The Illinois Association of Court Clerks list
Helpfully, the Illinois Association of Court Clerks maintains a webpage linking to each clerk of court's website for viewing circuit court records.5 At the time of writing, at least 67 of Illinois' 102 counties (roughly two-thirds) provide online searching of court records.
However, it's worth checking even if a county is not listed on the page as having electronic access. For instance, Lake County and Will County, the third and fourth most-populated counties in the state, are not listed as having online access, although they do.
Perhaps someday Illinois will offer universal access to docket sheets, along with access to actual documents in the court's file. We are nowhere near that point yet, though some commercial vendors are now providing some documents from some counties (the amount is minimal thus far).
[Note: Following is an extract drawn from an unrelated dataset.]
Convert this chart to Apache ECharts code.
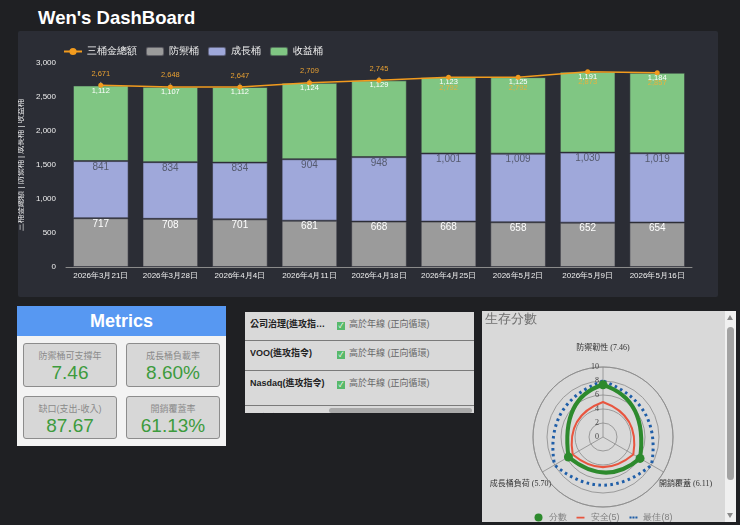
<!DOCTYPE html>
<html>
<head>
<meta charset="utf-8">
<script src="https://cdn.jsdelivr.net/npm/echarts@6/dist/echarts.min.js"></script>
<style>
  body { margin: 0; width: 740px; height: 525px; background: #1f2023; position: relative; overflow: hidden;
         font-family: "Liberation Sans", "Noto Sans CJK TC", sans-serif; }
  #title { position: absolute; left: 38px; top: 7px; color: #fff; font: bold 18.5px "Liberation Sans", sans-serif; }
  #barBox { position: absolute; left: 18px; top: 31px; width: 700px; height: 266px; background: #2b2d35; border-radius: 2px; }
  #metrics { position: absolute; left: 17px; top: 306px; width: 209px; height: 140px; background: #f3f3f3; }
  #metrics .mhead { height: 30px; background: #5798f2; color: #fff; font: bold 18px "Liberation Sans", sans-serif;
                    text-align: center; line-height: 30px; }
  #mbody { display: grid; grid-template-columns: 94px 94px; grid-template-rows: 44px 43px; column-gap: 9px; row-gap: 9px;
           padding: 7px 0 0 6px; }
  .card { background: #d7d7d7; border: 1px solid #8c8c8c; border-radius: 3px; box-sizing: border-box; text-align: center; }
  .card .lab { font-size: 9px; color: #8a8a8a; line-height: 12px; padding-top: 6px; }
  .card .val { font-size: 19px; color: #3d9b3d; line-height: 21px; }
  #signals { position: absolute; left: 245px; top: 312px; width: 229px; height: 101px; background: #d9d9d9; overflow: hidden; }
  .row { position: relative; border-bottom: 1px solid #7a7a7a; box-sizing: border-box; }
  .row .nm { position: absolute; left: 5px; top: 5px; width: 76px; font-size: 9px; font-weight: bold; color: #222;
             white-space: nowrap; overflow: hidden; text-overflow: ellipsis; }
  .row .st { position: absolute; left: 92px; top: 5px; font-size: 9px; color: #666; white-space: nowrap; }
  .row .ck { display: inline-block; width: 8px; height: 8px; background: #57b96b; color: #fff; font-size: 7px; line-height: 8px;
             text-align: center; vertical-align: -1px; margin-right: 4px; }
  #hscroll { position: absolute; left: 84px; top: 96px; width: 143px; height: 5px; background: #a9a9a9; border-radius: 3px; }
  #radarBox { position: absolute; left: 482px; top: 311px; width: 254px; height: 211px; background: #d9d9d9; }
  #radar { position: absolute; left: 0; top: 0; width: 243px; height: 211px; }
  #vtrack { position: absolute; left: 243px; top: 0; width: 11px; height: 211px; background: #f0f0f0; }
  #vthumb { position: absolute; left: 2px; top: 16px; width: 7px; height: 153px; background: #a3a3a3; border-radius: 4px; }
  .arr { position: absolute; left: 2px; width: 0; height: 0; border-left: 3.5px solid transparent; border-right: 3.5px solid transparent; }
  #aup { top: 4px; border-bottom: 5px solid #8a8a8a; }
  #adn { top: 202px; border-top: 5px solid #8a8a8a; }
</style>
</head>
<body>
<div id="title">Wen's DashBoard</div>
<div id="barBox"></div>
<div id="metrics"><div class="mhead">Metrics</div><div id="mbody"></div></div>
<div id="signals"><div id="hscroll"></div></div>
<div id="radarBox"><div id="radar"></div><div id="vtrack"><div class="arr" id="aup"></div><div id="vthumb"></div><div class="arr" id="adn"></div></div></div>
<script>
// 三桶金 weekly data
var dates = ['2026年3月21日', '2026年3月28日', '2026年4月4日', '2026年4月11日', '2026年4月18日',
             '2026年4月25日', '2026年5月2日', '2026年5月9日', '2026年5月16日'];
var defense = [717, 708, 701, 681, 668, 668, 658, 652, 654];
var growth = [841, 834, 834, 904, 948, 1001, 1009, 1030, 1019];
var income = [1112, 1107, 1112, 1124, 1129, 1123, 1125, 1191, 1184];
var totals = [2671, 2648, 2647, 2709, 2745, 2792, 2792, 2873, 2857];

// metrics cards
var metricNames = ['防禦桶可支撐年', '成長桶負載率', '缺口(支出-收入)', '開銷覆蓋率'];
var metricValues = ['7.46', '8.60%', '87.67', '61.13%'];

// signal table
var signalNames = ['公司治理(進攻指令)', 'VOO(進攻指令)', 'Nasdaq(進攻指令)', '現金流量'];
var signalStates = ['高於年線 (正向循環)', '高於年線 (正向循環)', '高於年線 (正向循環)', ''];
var rowHeights = [29, 30, 35, 30];

// 生存分數
var radarNames = ['防禦韌性', '成長桶負荷', '開銷覆蓋'];
var radarScore = [7.46, 5.70, 6.11];
var radarSafe = [5, 5, 5];
var radarBest = [8, 8, 8];

// ---- metrics + table (html) ----
var mb = document.getElementById('mbody');
metricNames.forEach(function (n, i) {
    var c = document.createElement('div');
    c.className = 'card';
    c.innerHTML = '<div class="lab">' + n + '</div><div class="val">' + metricValues[i] + '</div>';
    mb.appendChild(c);
});
var sg = document.getElementById('signals');
var hs = document.getElementById('hscroll');
signalNames.forEach(function (n, i) {
    var r = document.createElement('div');
    r.className = 'row';
    r.style.height = rowHeights[i] + 'px';
    var st = signalStates[i] ? '<div class="st"><span class="ck">&#10003;</span>' + signalStates[i] + '</div>' : '';
    r.innerHTML = '<div class="nm">' + n + '</div>' + st;
    sg.insertBefore(r, hs);
});

// ---- stacked bars ----
function comma(p) { return Number(p.value).toLocaleString('en-US'); }
var bar = echarts.init(document.getElementById('barBox'));
var lineData = totals.map(function (v, i) {
    if (i < 5) return v;
    return { value: v, label: { position: 'bottom', distance: 4, color: '#e6b23e' }, labelLine: { show: false } };
});
var segStyle = { borderColor: 'rgba(50,50,60,0.55)', borderWidth: 1 };
bar.setOption({
    animation: false,
    legend: {
        left: 40, top: 10, itemWidth: 18, itemHeight: 9, itemGap: 8,
        textStyle: { color: '#eee', fontSize: 9.5 },
        data: ['三桶金總額', '防禦桶', '成長桶', '收益桶']
    },
    grid: { left: 48, right: 26, top: 32, bottom: 30, outerBoundsMode: 'none' },
    xAxis: {
        type: 'category', data: dates,
        axisLine: { lineStyle: { color: '#8a8a8a' } },
        axisTick: { show: false },
        axisLabel: { color: '#eee', fontSize: 8, margin: 5, interval: 0 }
    },
    yAxis: {
        type: 'value', min: 0, max: 3000, interval: 500,
        name: '三桶金總額 | 防禦桶 | 成長桶 | 收益桶', nameLocation: 'middle', nameGap: 34,
        nameTextStyle: { color: '#eee', fontSize: 8 },
        splitLine: { show: false },
        axisLabel: { color: '#eee', fontSize: 8, margin: 10 }
    },
    series: [
        { name: '防禦桶', type: 'bar', stack: 'b', data: defense, barWidth: '80%', itemStyle: Object.assign({ color: '#9b9b9b' }, segStyle),
          label: { show: true, position: 'insideTop', distance: 1, color: '#fff', fontSize: 10, formatter: comma } },
        { name: '成長桶', type: 'bar', stack: 'b', data: growth, itemStyle: Object.assign({ color: '#9fa8da' }, segStyle),
          label: { show: true, position: 'insideTop', distance: 1, color: '#555a6e', fontSize: 10, formatter: comma } },
        { name: '收益桶', type: 'bar', stack: 'b', data: income, itemStyle: Object.assign({ color: '#80c683' }, segStyle),
          label: { show: true, position: 'insideTop', distance: 1, color: '#fff', fontSize: 7.5, formatter: comma } },
        { name: '三桶金總額', type: 'line', data: lineData, z: 5,
          symbol: 'circle', symbolSize: 5,
          itemStyle: { color: '#f29b1e' }, lineStyle: { color: '#f29b1e', width: 1.5 },
          label: { show: true, position: 'top', distance: 5, color: '#e8a032', fontSize: 7.5, formatter: comma },
          labelLine: { show: true, lineStyle: { color: '#aaa', width: 1 } } }
    ]
});

// ---- 生存分數 (polar with bowed edges) ----
var radar = echarts.init(document.getElementById('radar'));
var BOW = 2.44;
function shapeItem(color, width, dash, marker) {
    return function (params, api) {
        var n = params.dataInsideLength;
        var me = params.dataIndexInside;
        var p = api.coord([api.value(0), api.value(1)]);
        var kids = [];
        if (me === 0) {
            var pts = [];
            for (var j = 0; j < n; j++) pts.push(api.coord([api.value(0, j), api.value(1, j)]));
            var cx = params.coordSys.cx, cy = params.coordSys.cy;
            var d = 'M' + pts[0][0] + ',' + pts[0][1];
            for (j = 0; j < n; j++) {
                var a = pts[j], b = pts[(j + 1) % n];
                var qx = cx + ((a[0] + b[0]) / 2 - cx) * BOW;
                var qy = cy + ((a[1] + b[1]) / 2 - cy) * BOW;
                d += 'Q' + qx + ',' + qy + ' ' + b[0] + ',' + b[1];
            }
            d += 'Z';
            kids.push({ type: 'path', shape: { pathData: d },
                        style: { fill: 'none', stroke: color, lineWidth: width, lineDash: dash, lineJoin: 'round' } });
        }
        if (marker) kids.push({ type: 'circle', shape: { cx: p[0], cy: p[1], r: 4.5 }, style: { fill: color } });
        return { type: 'group', children: kids };
    };
}
function pairs(vals) { return vals.map(function (v, i) { return [v, i]; }); }
var serif = "'Liberation Serif', 'Noto Sans CJK TC', serif";
radar.setOption({
    animation: false,
    title: { text: '生存分數', left: 3, top: 2, padding: 0, textStyle: { color: '#707070', fontSize: 13, fontWeight: 'normal' } },
    polar: { center: [121, 126], radius: 70 },
    angleAxis: {
        type: 'value', min: 0, max: radarNames.length, interval: 1, startAngle: 90, clockwise: false,
        axisLine: { show: true, lineStyle: { color: '#8a8a8a', width: 0.8 } },
        axisTick: { show: false },
        splitLine: { show: true, lineStyle: { color: '#8a8a8a', width: 0.8 } },
        axisLabel: {
            margin: 15,
            formatter: function (v) {
                return v < radarNames.length ? '{n|' + radarNames[v] + ' (' + radarScore[v].toFixed(2) + ')}' : '';
            },
            rich: { n: { width: 18, align: 'center', color: '#333', fontSize: 8, fontFamily: serif } }
        }
    },
    radiusAxis: {
        min: 0, max: 10, interval: 2,
        axisLine: { show: false }, axisTick: { show: false },
        splitLine: { show: true, lineStyle: { color: '#8a8a8a', width: 0.8 } },
        axisLabel: { color: '#444', fontSize: 8, fontFamily: serif, margin: 4 }
    },
    legend: {
        bottom: 0, padding: 0, itemWidth: 10, itemHeight: 8, itemGap: 10,
        textStyle: { color: '#808080', fontSize: 9 },
        data: [
            { name: '分數', icon: 'circle' },
            { name: '安全(5)', icon: 'path://M0,0h0.05v0.05h-0.05zM0,4h10v2.2H0zM0,10h0.05v0.05h-0.05z' },
            { name: '最佳(8)', icon: 'path://M0,0h0.05v0.05h-0.05zM0,3.7h2.6v2.6H0zM3.7,3.7h2.6v2.6h-2.6zM7.4,3.7h2.6v2.6h-2.6zM0,10h0.05v0.05h-0.05z' }
        ]
    },
    series: [
        { name: '最佳(8)', type: 'custom', coordinateSystem: 'polar', data: pairs(radarBest),
          itemStyle: { color: '#1f5ea8' }, renderItem: shapeItem('#1f5ea8', 3, [2.6, 3.4], false) },
        { name: '安全(5)', type: 'custom', coordinateSystem: 'polar', data: pairs(radarSafe),
          itemStyle: { color: '#e8553f' }, renderItem: shapeItem('#e8553f', 2, null, false) },
        { name: '分數', type: 'custom', coordinateSystem: 'polar', data: pairs(radarScore),
          itemStyle: { color: '#2d8a2d' }, renderItem: shapeItem('#2d8a2d', 4, null, true) }
    ]
});
</script>
</body>
</html>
At the very least, let's hope we can avoid what almost happened with PACER: the (near) disappearance of years' worth of court records.
Tom Gaylord is a law librarian at Northwestern University School of Law.
- Administrative Office of the U.S. Courts, "Changes to Information Available on PACER," Aug. 11, 2014, available at https://www.pacer.gov/announcements/general/webpacer.html (all websites last visited Sept. 21, 2014).
- Andrea Peterson, "Online Court Archive PACER Says It Will Restore Access to Missing Records," Wash. Post "The Switch" Blog (Sept. 19, 2014), http://www.washingtonpost.com/blogs/the-switch/wp/2014/09/19/online-court-archive-pacer-says-it-will-restore-access-to-missing-records/. Access for the four affected U.S. Courts of Appeals was to be restored by the end of October. This column was written prior to the restoration of access, so at the time of writing, it is unknown whether the Administrative Office met its deadline.
- National Center for State Courts, "2011 Technology Survey Results: Court Automation and E-Filing Revenue," available at http://www.ncsc.org/~/media/Files/PDF/Services%20and%20Experts/Areas%20of%20expertise/Technology/Court%20Automation%20and%20E-filing%20Revenue-v2.ashx.
- Illinois Courts, "E-Business for the Courts - Electronic Filing," available at http://www.state.il.us/court/EBusiness/Electronic_Filing.asp.
- Illinois Association of Court Clerks, "Search Court Records," available at http://www.ilcourtclerks.org/search-court-records/.
Member Comments (1)
We interface with a number of different court systems around the nation every year, and it's amazing to me that so many jurisdictions around our state and around the country are re-inventing the wheel, only to come up with inadequate electronic court records. The PACER CM/ECF system is not perfect, but it's better than any local system I've ever tried to access. Why aren't more jurisdictions emulating that system? More importantly, why isn't PACER being aggressively marketed to these jurisdictions?
Making PACER the universal/default system for electronic court records would serve a number of purposes: 1) users would not have to sign up for and then learn to operate/access dozens of different systems; 2) local jurisdictions would be able to obtain fixed-cost access to a reliable and familiar electronic system, and 3) the revenues generated would enable PACER to continue to improve and adapt.